Clean Air Filters and Check Intake Tubes
The supercharger requires clean, unrestricted air. Replace or clean high-flow filters every 10,000 miles. Check intake tubes for cracks or leaks; a boost leak can cause lean conditions and detonation. Use a smoke test to find leaks.
Replace Spark Plugs at Shorter Intervals
Spark plugs in a boosted R8 erode faster due to increased voltage and heat. Use a colder heat range (e.g., NGK BR8ES or equivalent). Replace every 15,000–20,000 miles or after 10–15 track sessions. Check gap and ensure no misfires under load.
Verify Boost and Fuel Pressure Systems
Install a boost gauge and fuel pressure gauge (or monitor via ECU data). Fuel pump and injectors must deliver adequate volume at all times. Consider upgrading to a higher-flow fuel pump and injectors if boost exceeds the stock system’s capacity.
Dyno Tuning and Road Validation
A reliable tune requires proper dyno tuning with load simulation and real-world feedback.
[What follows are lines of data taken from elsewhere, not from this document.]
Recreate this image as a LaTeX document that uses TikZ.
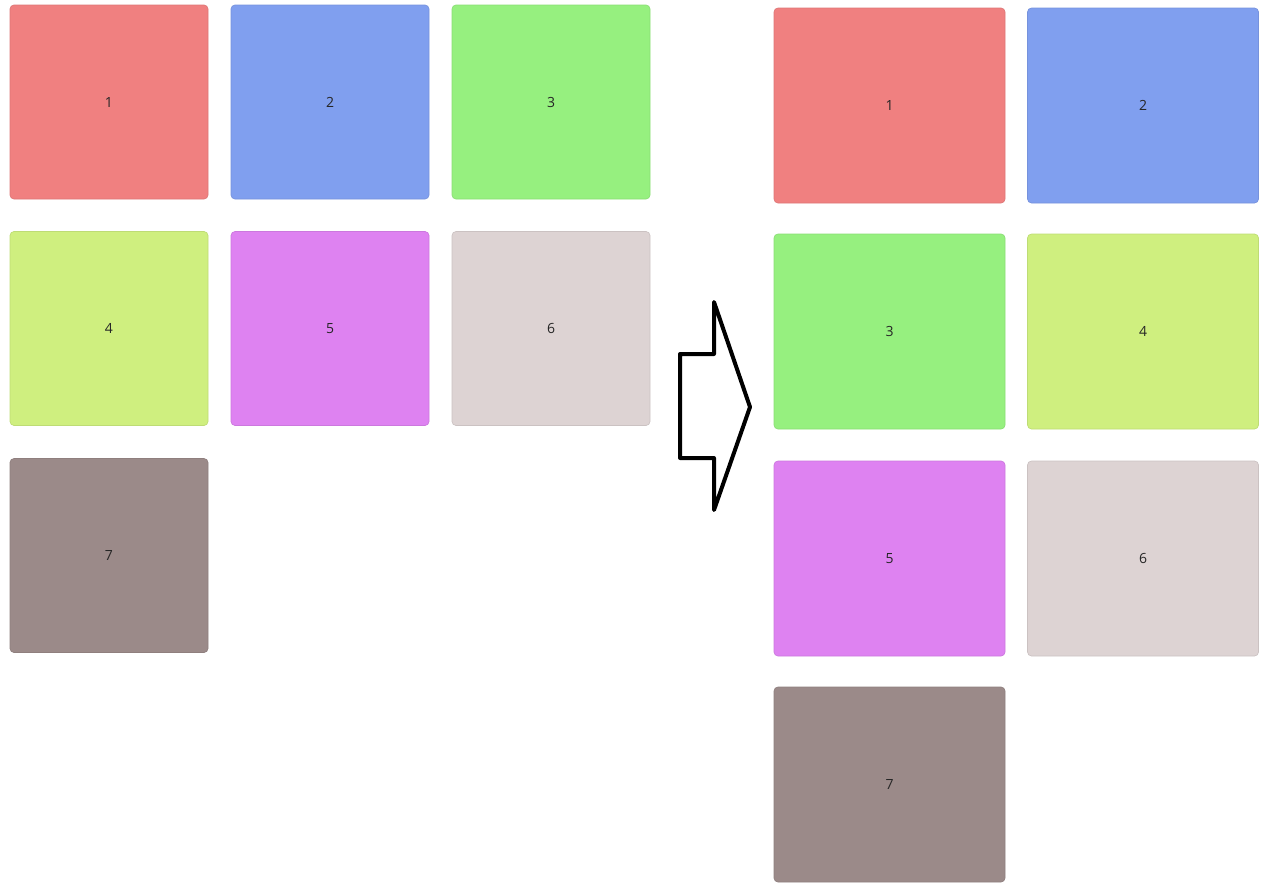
\documentclass[tikz,border=0pt]{standalone}
\usepackage{fontspec}
\setmainfont{Open Sans}
\definecolor{tile1}{HTML}{F08080}
\definecolor{tile2}{HTML}{809FEF}
\definecolor{tile3}{HTML}{96F07F}
\definecolor{tile4}{HTML}{CFEF7F}
\definecolor{tile5}{HTML}{DE82F1}
\definecolor{tile6}{HTML}{DDD3D3}
\definecolor{tile7}{HTML}{9B8A89}
\tikzset{
  tile/.style={draw=#1!92!black, fill=#1, line width=0.5pt, rounded corners=3pt,
    font=\fontsize{10.5}{12}\selectfont, text=black!85},
  smalltile/.style={minimum width=148.5pt, minimum height=145.5pt},
  widetile/.style={minimum width=173.25pt, minimum height=146.25pt}
}
\begin{document}
\begin{tikzpicture}[x=0.75pt, y=-0.75pt]
    \useasboundingbox (0,0) rectangle (1280,893);
    % before: three columns
    \foreach \n/\x/\y in {1/109/102, 2/330/102, 3/551/102,
                          4/109/328.5, 5/330/328.5, 6/551/328.5,
                          7/109/555.5}
      \node[tile=tile\n, smalltile] (before\n) at (\x,\y) {\n};

    % after: two columns
    \foreach \n/\x/\y in {1/889.5/105.5, 2/1143/105.5,
                          3/889.5/331.5, 4/1143/331.5,
                          5/889.5/558.5, 6/1143/558.5,
                          7/889.5/784.5}
      \node[tile=tile\n, widetile] (after\n) at (\x,\y) {\n};

    % big hollow arrow
    \draw[line width=3pt, line cap=round, line join=round]
      (680,354) -- (714,354) -- (714,302) -- (750,407) -- (714,510)
      -- (714,458) -- (680,458) -- cycle;
\end{tikzpicture}
\end{document}
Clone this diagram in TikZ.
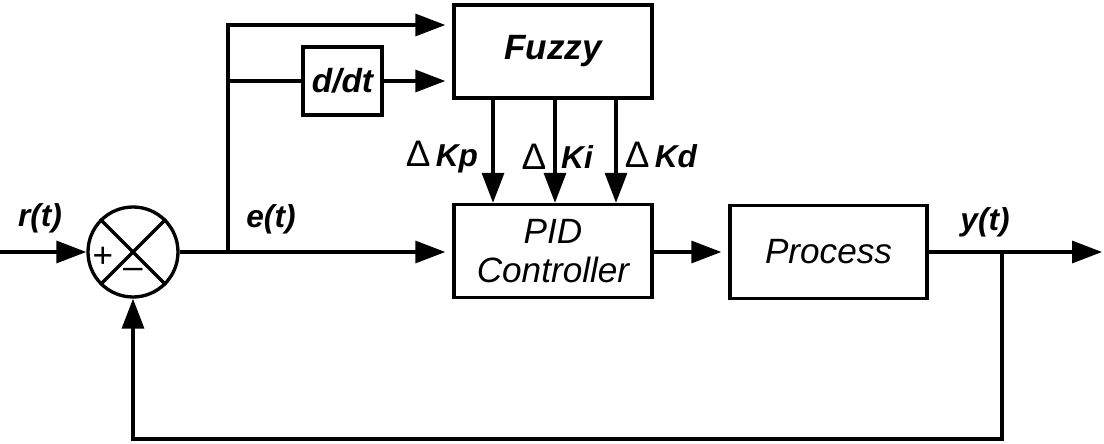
\documentclass[tikz,border=0pt]{standalone}
\usepackage{fontspec}
\setmainfont{Liberation Sans}
\usetikzlibrary{arrows.meta,positioning,calc}
\newcommand{\dlt}{{\mdseries\upshape\fontsize{21}{22}\selectfont Δ}}
\tikzset{
  wire/.style={line width=1.9pt},
  arr/.style={wire, -{Triangle[length=0.6cm,width=0.44cm]}},
  blk/.style={draw, wire, minimum width=3.96cm, minimum height=1.86cm, align=center,
    font=\fontsize{20}{22}\selectfont\itshape},
  sig/.style={font=\fontsize{18}{20}\selectfont\bfseries\itshape},
}

\begin{document}
\begin{tikzpicture}
    \useasboundingbox (0,0) rectangle (22.08,8.86);
    % Blocks
    \node[draw, wire, circle, minimum size=1.8cm, inner sep=0pt] (sum) at (2.66,3.82) {};
    \draw[wire] (sum.45) -- (sum.225);
    \draw[wire] (sum.135) -- (sum.315);
    \node[font=\fontsize{20}{22}\selectfont] (plus) at (2.06,3.72) {+};
    \node[font=\fontsize{20}{22}\selectfont] (minus) at (2.66,3.40) {--};
    \node[blk, font=\fontsize{20}{22}\selectfont\bfseries\itshape] (fuzzy) at (11.06,7.83) {Fuzzy};
    \node[blk, minimum width=1.58cm, minimum height=1.36cm, font=\fontsize{19}{22}\selectfont\bfseries\itshape] (ddt) at (6.85,7.24) {d/dt};
    \node[blk] (pid) at (11.06,3.84) {PID\\Controller};
    \node[blk, minimum width=3.94cm] (process) at (16.57,3.82) {Process};
    \coordinate (in) at (0,3.82);
    \coordinate (split) at (4.56,3.82);
    \coordinate (ybr) at (20.04,3.82);
    \coordinate (out) at (22.04,3.82);
    \coordinate (fb) at (20.04,0.08);
    % Forward path
    \draw[arr] (in) -- (sum.west);
    \draw[wire] (sum.east) -- (split);
    \draw[arr, shorten >=4pt] (split) -- (split -| pid.west);
    \draw[arr, shorten >=4pt] (split) |- ([yshift=0.53cm]fuzzy.west);
    \draw[wire] (split |- ddt.west) -- (ddt.west);
    \draw[arr, shorten >=4pt] (ddt.east) -- (ddt.east -| fuzzy.west);
    \foreach \dx in {-1.2,0.04,1.26}
      \draw[arr] ([xshift=\dx cm]fuzzy.south) -- ([xshift=\dx cm]pid.north);
    \draw[arr, shorten >=4pt] (pid.east |- split) -- (process.west);
    \draw[wire] (process.east) -- (ybr);
    \draw[arr] (ybr) -- (out);
    % Feedback
    \draw[arr] (ybr) -- (fb) -| (sum.south);
    % Labels
    \node[sig] (rt) at (0.8,4.5) {r(t)};
    \node[sig] (et) at (5.42,4.48) {e(t)};
    \node[sig] (yt) at (19.7,4.42) {y(t)};
    \node[sig] (kp) at (8.84,5.72) {\dlt\,Kp};
    \node[sig] (dki) at (10.68,5.72) {\dlt};
    \node[sig] (ki) at (11.54,5.72) {Ki};
    \node[sig] (kd) at (13.22,5.76) {\dlt\,Kd};
\end{tikzpicture}
\end{document}
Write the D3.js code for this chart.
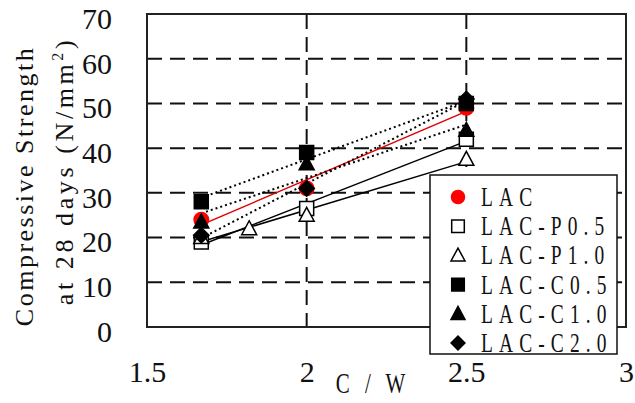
<!DOCTYPE html>
<html>
<head>
<meta charset="utf-8">
<script src="https://cdn.jsdelivr.net/npm/d3@7"></script>
<style>
  html, body { margin: 0; padding: 0; background: #fff; }
  svg { display: block; }
  svg text { font-family: "Liberation Serif", "Times New Roman", Times, "DejaVu Serif", serif; fill: #111; }
</style>
</head>
<body>
<svg id="chart" width="635" height="403"></svg>
<script>
// Compressive strength at 28 days vs cement/water ratio
const xTicks = [1.5, 2, 2.5, 3];
const yTicks = [0, 10, 20, 30, 40, 50, 60, 70];
const seriesNames = ["LAC", "LAC-P0.5", "LAC-P1.0", "LAC-C0.5", "LAC-C1.0", "LAC-C2.0"];

const cwLAC = [1.67, 2.0, 2.5];
const fcLAC = [24, 31, 49];
const cwP05 = [1.67, 2.0, 2.5];
const fcP05 = [19, 26.5, 42];
const cwP10 = [1.67, 1.82, 2.0, 2.5];
const fcP10 = [20, 22, 25, 37.5];
const cwC05 = [1.67, 2.0, 2.5];
const fcC05 = [28, 39, 50];
const cwC10 = [1.67, 2.0, 2.5];
const fcC10 = [23.5, 36.5, 44];
const cwC20 = [1.67, 2.0, 2.5];
const fcC20 = [20.5, 31, 51];

const FONT = "'Liberation Serif', 'Times New Roman', Times, 'DejaVu Serif', serif";

const series = [
  { name: seriesNames[0], cw: cwLAC, fc: fcLAC, shape: "circle",   fill: "#ff0000", stroke: "#ff0000", line: "#e00000", dash: null },
  { name: seriesNames[1], cw: cwP05, fc: fcP05, shape: "square",   fill: "#fff",    stroke: "#000",    line: "#000",    dash: null },
  { name: seriesNames[2], cw: cwP10, fc: fcP10, shape: "triangle", fill: "#fff",    stroke: "#000",    line: "#000",    dash: null },
  { name: seriesNames[3], cw: cwC05, fc: fcC05, shape: "square",   fill: "#000",    stroke: "#000",    line: "#000",    dash: "2,3" },
  { name: seriesNames[4], cw: cwC10, fc: fcC10, shape: "triangle", fill: "#000",    stroke: "#000",    line: "#000",    dash: "2,3" },
  { name: seriesNames[5], cw: cwC20, fc: fcC20, shape: "diamond",  fill: "#000",    stroke: "#000",    line: "#000",    dash: "2,3" }
];

const svg = d3.select("#chart");
const x = d3.scaleLinear().domain([1.5, 3]).range([147, 626]);
const y = d3.scaleLinear().domain([0, 70]).range([327, 14]);

// dashed grid
const grid = svg.append("g");
grid.selectAll("line.h").data(yTicks.slice(1, -1)).join("line")
  .attr("x1", x(1.5)).attr("x2", x(3))
  .attr("y1", d => y(d)).attr("y2", d => y(d))
  .attr("stroke", "#111").attr("stroke-width", 2).attr("stroke-dasharray", "15,8");
grid.selectAll("line.v").data(xTicks.slice(1, -1)).join("line")
  .attr("x1", d => x(d)).attr("x2", d => x(d))
  .attr("y1", y(70)).attr("y2", y(0))
  .attr("stroke", "#111").attr("stroke-width", 2).attr("stroke-dasharray", "15,8");

// plot frame
svg.append("rect")
  .attr("x", x(1.5)).attr("y", y(70))
  .attr("width", x(3) - x(1.5)).attr("height", y(0) - y(70))
  .attr("fill", "none").attr("stroke", "#222").attr("stroke-width", 2);

// axes (labels only)
const yAxis = svg.append("g").attr("transform", `translate(${x(1.5)},0)`)
  .call(d3.axisLeft(y).tickValues(yTicks).tickSize(0).tickPadding(35))
  .attr("font-family", null).attr("font-size", null);
yAxis.select(".domain").remove();
yAxis.selectAll("text").attr("dy", "0.48em")
  .style("font-family", FONT).style("font-size", "30px").attr("fill", "#111");

const xAxis = svg.append("g").attr("transform", `translate(0,${y(0)})`)
  .call(d3.axisBottom(x).tickValues(xTicks).tickFormat(d3.format("")).tickSize(0).tickPadding(34))
  .attr("font-family", null).attr("font-size", null);
xAxis.select(".domain").remove();
xAxis.selectAll("text")
  .style("font-family", FONT).style("font-size", "30px").attr("fill", "#111");

// least-squares trend line for each series
function fit(xs, ys) {
  const mx = d3.mean(xs), my = d3.mean(ys);
  const sxy = d3.sum(xs, (v, i) => (v - mx) * (ys[i] - my));
  const sxx = d3.sum(xs, v => (v - mx) * (v - mx));
  const b = sxy / sxx;
  return v => my + b * (v - mx);
}
const trends = svg.append("g");
series.forEach(s => {
  const f = fit(s.cw, s.fc);
  const [x0, x1] = d3.extent(s.cw);
  trends.append("line")
    .attr("x1", x(x0)).attr("y1", y(f(x0)))
    .attr("x2", x(x1)).attr("y2", y(f(x1)))
    .attr("stroke", s.line)
    .attr("stroke-width", s.dash ? 2 : 1.5)
    .attr("stroke-dasharray", s.dash);
});

// marker shapes; r is the half-width of the mark
function shapePath(shape, r) {
  if (shape === "circle") return d3.symbol(d3.symbolCircle, Math.PI * r * r)();
  if (shape === "square") return `M${-r},${-r}H${r}V${r}H${-r}Z`;
  if (shape === "triangle") return `M0,${-r * 1.05}L${r},${r * 0.8}H${-r}Z`;
  return `M0,${-r * 1.1}L${r * 1.1},0L0,${r * 1.1}L${-r * 1.1},0Z`;
}
const markR = { circle: 7.2, square: 7, triangle: 7.5, diamond: 7 };

const marks = svg.append("g");
series.forEach(s => {
  marks.append("g").selectAll("path").data(s.cw.map((c, i) => [c, s.fc[i]])).join("path")
    .attr("d", shapePath(s.shape, markR[s.shape]))
    .attr("transform", d => `translate(${x(d[0])},${y(d[1])})`)
    .attr("fill", s.fill).attr("stroke", s.stroke).attr("stroke-width", 1.5);
});

// legend
const legend = svg.append("g");
legend.append("rect")
  .attr("x", 430).attr("y", 175).attr("width", 187).attr("height", 179)
  .attr("fill", "#fff").attr("stroke", "#111").attr("stroke-width", 1.5);
const legendR = { circle: 6.5, square: 6.3, triangle: 7, diamond: 6.3 };
series.forEach((s, i) => {
  const cy = 197 + i * 29.2;
  legend.append("path")
    .attr("d", shapePath(s.shape, legendR[s.shape]))
    .attr("transform", `translate(458,${cy})`)
    .attr("fill", s.fill).attr("stroke", s.stroke).attr("stroke-width", 1.5);
  legend.append("text")
    .attr("transform", `translate(481,${cy + 9}) scale(0.72,1)`)
    .style("font-family", FONT)
    .style("font-size", "27px").style("letter-spacing", "8.5px")
    .text(s.name);
});

// axis titles
svg.append("text")
  .attr("transform", `translate(373,393) scale(0.7,1)`)
  .attr("text-anchor", "middle")
  .style("font-family", FONT)
  .style("font-size", "30px").style("letter-spacing", "7px")
  .text("C / W");

svg.append("text")
  .attr("transform", "translate(33,186) rotate(-90)")
  .attr("text-anchor", "middle")
  .style("font-family", FONT)
  .style("font-size", "26px").style("letter-spacing", "2.5px")
  .text("Compressive Strength");

const t2 = svg.append("text")
  .attr("transform", "translate(73,171) rotate(-90)")
  .attr("text-anchor", "middle")
  .style("font-family", FONT)
  .style("font-size", "26px").style("letter-spacing", "3.6px");
t2.append("tspan").text("at 28 days (N/mm");
t2.append("tspan").attr("dy", "-10").style("font-size", "16px").text("2");
t2.append("tspan").attr("dy", "10").text(")");
</script>
</body>
</html>
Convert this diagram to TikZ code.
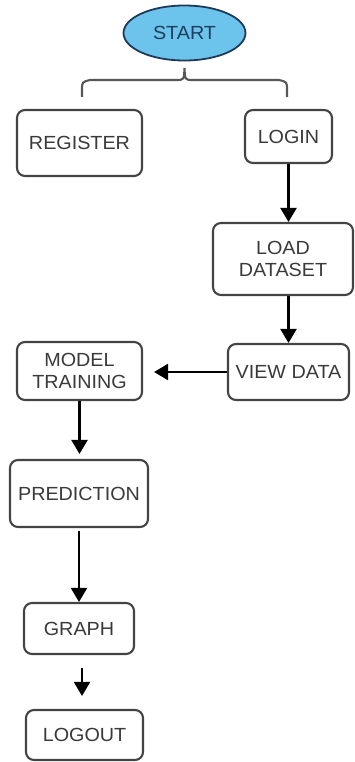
\documentclass[tikz,border=0pt]{standalone}
\usepackage{fontspec}
\setmainfont{Liberation Sans}[FakeStretch=1.04]
\usetikzlibrary{arrows.meta,shapes.geometric}
\definecolor{boxline}{HTML}{444444}
\definecolor{txt}{HTML}{3A3A3A}
\definecolor{startfill}{HTML}{6CC4EC}
\definecolor{startline}{HTML}{1E3A56}
\definecolor{starttxt}{HTML}{1F3D5C}
\tikzset{
  stepbox/.style={draw=boxline, line width=2.1pt, rounded corners=8pt, fill=white,
    text=txt, align=center, inner sep=0pt,
    font=\fontsize{19}{22}\selectfont},
  flow/.style={draw=black, line width=2.2pt, -{Triangle[width=16pt,length=14pt]}},
  bracel/.style={draw=boxline!90, line width=2.1pt}
}
\begin{document}
\begin{tikzpicture}[x=1pt,y=-1pt]
\useasboundingbox (0,0) rectangle (355,762);
\node[ellipse, draw=startline, line width=1.8pt, fill=startfill, text=starttxt,
  minimum width=122pt, minimum height=55pt, inner sep=0pt,
  font=\fontsize{19}{22}\selectfont] (start) at (184.5,33) {START};
\node[stepbox, minimum width=125pt, minimum height=66pt] (register) at (79.5,143) {REGISTER};
\node[stepbox, minimum width=87pt, minimum height=53pt] (login) at (288.5,136.5) {LOGIN};
\node[stepbox, minimum width=140pt, minimum height=72pt] (load) at (283,259) {LOAD\\DATASET};
\node[stepbox, minimum width=121pt, minimum height=56pt] (view) at (288.5,372) {VIEW DATA};
\node[stepbox, minimum width=125pt, minimum height=58pt] (model) at (79.5,371) {MODEL\\TRAINING};
\node[stepbox, minimum width=138pt, minimum height=67pt] (pred) at (79,493.5) {PREDICTION};
\node[stepbox, minimum width=110pt, minimum height=51pt] (graph) at (79,628.5) {GRAPH};
\node[stepbox, minimum width=117pt, minimum height=50pt] (logout) at (84.5,735) {LOGOUT};
% brace under START
\coordinate (bl) at (82,97);
\coordinate (br) at (287,97);
\draw[bracel] (bl) -- (82,90) .. controls (82,82) .. (90,80) -- (176,80)
  .. controls (184,80) .. (184.5,68) .. controls (185,80) .. (193,80)
  -- (279,80) .. controls (287,82) .. (287,90) -- (br);
% flow arrows
\draw[flow] (login.south) -- (login.south |- load.north);
\draw[flow] (load.south -| view.north) -- (view.north);
\draw[flow, shorten >=11pt] (view.west) -- (view.west -| model.east);
\draw[flow, shorten >=5pt] (model.south) -- (model.south |- pred.north);
\draw[flow, shorten <=3pt] (pred.south) -- (pred.south |- graph.north);
\draw[flow, shorten <=13pt, shorten >=13pt] (graph.south -| 82,0) -- (logout.north -| 82,0);
\end{tikzpicture}
\end{document}
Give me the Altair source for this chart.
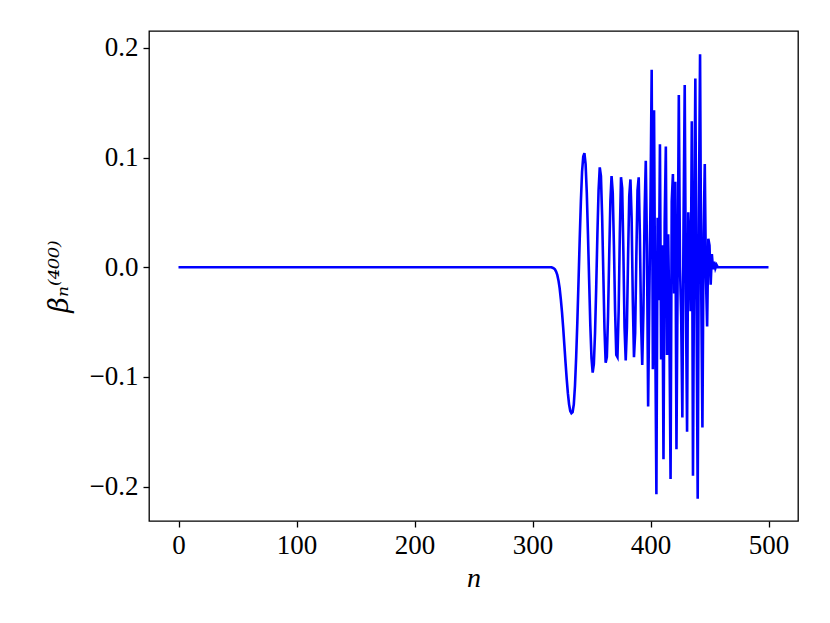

Use a chassis dyno that can simulate road load (e.g., Mustang dyno or Dynojet with eddy current brakes). Perform multiple pulls to check for heat soak and knock. After dyno tuning, validate on the road with data logging to ensure no issues in different ambient conditions. Tuning for a cold day may cause detonation on a hot day; always include a safety margin.
Conclusion
Supercharger tuning on the Audi R8 is a high-risk, high-reward endeavor. Avoiding detonation and overheating requires careful control of fuel octane, ignition timing, air-fuel ratio, and thermal management. Upgraded cooling components, synthetic oil, regular maintenance, and conservative boost levels form the foundation of a reliable build. Always prioritize safety over maximum numbers—an engine destroyed by detonation or overheating costs far more than a mildly tuned car that lasts for years. Follow the best practices outlined above, and your supercharged R8 will deliver thrilling performance without compromising durability.